Western Australia has confirmed its first case of monkeypox from an overseas traveller who returned home to Perth on Thursday.
The State’s Health Department confirmed the person is in isolation and is not experiencing severe symptoms. Public health officials have commenced contact tracing.
Communicable Disease Control Directorate’s director Paul Armstrong said travellers returning from high-risk areas should remain cautious.
“Monkeypox is spread to humans through close contact with an infected person or animal, either by direct contact with open lesions or prolonged face to face contact, or with material contaminated with the virus,” Dr Armstrong said.
“A person with monkeypox can transmit the infection to other people through skin lesions, body fluids, respiratory droplets and contaminated materials such as bedding.”
There are now 54 confirmed cases of monkeypox in Australia.
This includes 30 in New South Wales, 19 in Victoria, 2 in the Australian Capital Territory, 1 in Queensland and 1 in South Australia.
Most of Australia’s recent cases of monkeypox were contracted overseas.
Health experts say spread of the disease – which is less transmissible than Covid – can be effectively controlled through isolation measures.
Transmission of the disease usually requires direct skin-to-skin or prolonged face-to-face contact with an infected person.
Symptoms may initially include fever, chills, muscle aches, backache and swollen lymph nodes.
Following this, sufferers develop a rash which can appear all over the body as small sores.

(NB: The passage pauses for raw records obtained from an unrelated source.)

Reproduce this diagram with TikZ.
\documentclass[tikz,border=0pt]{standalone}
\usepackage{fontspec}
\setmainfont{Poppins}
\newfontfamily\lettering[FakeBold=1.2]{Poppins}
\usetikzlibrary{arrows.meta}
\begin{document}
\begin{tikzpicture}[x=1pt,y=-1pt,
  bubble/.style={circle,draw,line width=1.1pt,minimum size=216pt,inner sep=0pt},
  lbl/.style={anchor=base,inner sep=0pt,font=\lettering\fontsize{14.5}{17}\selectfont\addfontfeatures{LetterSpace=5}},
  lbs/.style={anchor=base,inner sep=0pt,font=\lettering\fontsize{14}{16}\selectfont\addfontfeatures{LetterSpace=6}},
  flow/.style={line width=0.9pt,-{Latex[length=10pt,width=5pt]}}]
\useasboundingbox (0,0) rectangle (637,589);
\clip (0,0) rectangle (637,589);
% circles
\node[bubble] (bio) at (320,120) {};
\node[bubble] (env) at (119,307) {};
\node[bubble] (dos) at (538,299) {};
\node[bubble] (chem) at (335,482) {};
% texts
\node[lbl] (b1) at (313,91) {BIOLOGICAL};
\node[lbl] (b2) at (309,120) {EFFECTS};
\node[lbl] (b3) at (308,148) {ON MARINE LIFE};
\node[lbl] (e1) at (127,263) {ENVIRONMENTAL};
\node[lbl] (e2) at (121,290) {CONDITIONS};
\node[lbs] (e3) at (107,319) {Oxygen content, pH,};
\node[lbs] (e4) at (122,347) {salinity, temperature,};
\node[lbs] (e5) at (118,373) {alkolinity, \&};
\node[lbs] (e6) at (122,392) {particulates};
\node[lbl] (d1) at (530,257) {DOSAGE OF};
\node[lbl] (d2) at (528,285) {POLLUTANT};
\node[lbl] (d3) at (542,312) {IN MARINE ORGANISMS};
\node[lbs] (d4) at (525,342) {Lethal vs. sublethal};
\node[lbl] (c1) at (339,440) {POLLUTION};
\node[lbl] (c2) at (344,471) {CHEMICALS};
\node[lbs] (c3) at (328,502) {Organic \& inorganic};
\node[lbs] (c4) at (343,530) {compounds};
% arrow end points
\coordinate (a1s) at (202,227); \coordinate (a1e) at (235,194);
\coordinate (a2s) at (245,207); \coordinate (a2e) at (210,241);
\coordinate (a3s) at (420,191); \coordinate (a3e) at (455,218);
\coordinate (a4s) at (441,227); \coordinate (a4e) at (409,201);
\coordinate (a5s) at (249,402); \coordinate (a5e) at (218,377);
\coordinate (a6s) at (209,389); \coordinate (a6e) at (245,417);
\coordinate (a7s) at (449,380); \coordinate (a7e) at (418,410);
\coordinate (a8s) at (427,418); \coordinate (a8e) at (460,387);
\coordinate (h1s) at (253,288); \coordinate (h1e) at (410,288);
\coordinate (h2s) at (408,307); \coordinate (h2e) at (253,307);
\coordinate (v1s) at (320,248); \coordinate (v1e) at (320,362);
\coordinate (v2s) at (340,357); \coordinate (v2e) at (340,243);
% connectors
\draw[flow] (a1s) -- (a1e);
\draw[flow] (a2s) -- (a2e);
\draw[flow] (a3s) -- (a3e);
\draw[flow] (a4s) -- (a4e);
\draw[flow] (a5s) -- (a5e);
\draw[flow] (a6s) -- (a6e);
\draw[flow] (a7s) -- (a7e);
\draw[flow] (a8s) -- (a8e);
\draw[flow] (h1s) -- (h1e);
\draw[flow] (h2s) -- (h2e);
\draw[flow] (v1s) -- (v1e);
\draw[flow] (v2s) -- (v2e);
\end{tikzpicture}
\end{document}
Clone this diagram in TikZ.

Most people with Monkeypox do not require treatment and fully recover from the disease within a couple of weeks.
The disease is endemic in 11 African nations, where the death rate is between three and six per cent.
An ongoing global outbreak of the virus has now spread to the UK, Europe, North America, the Middle East and other areas, many of which are recording their first ever instances of the disease.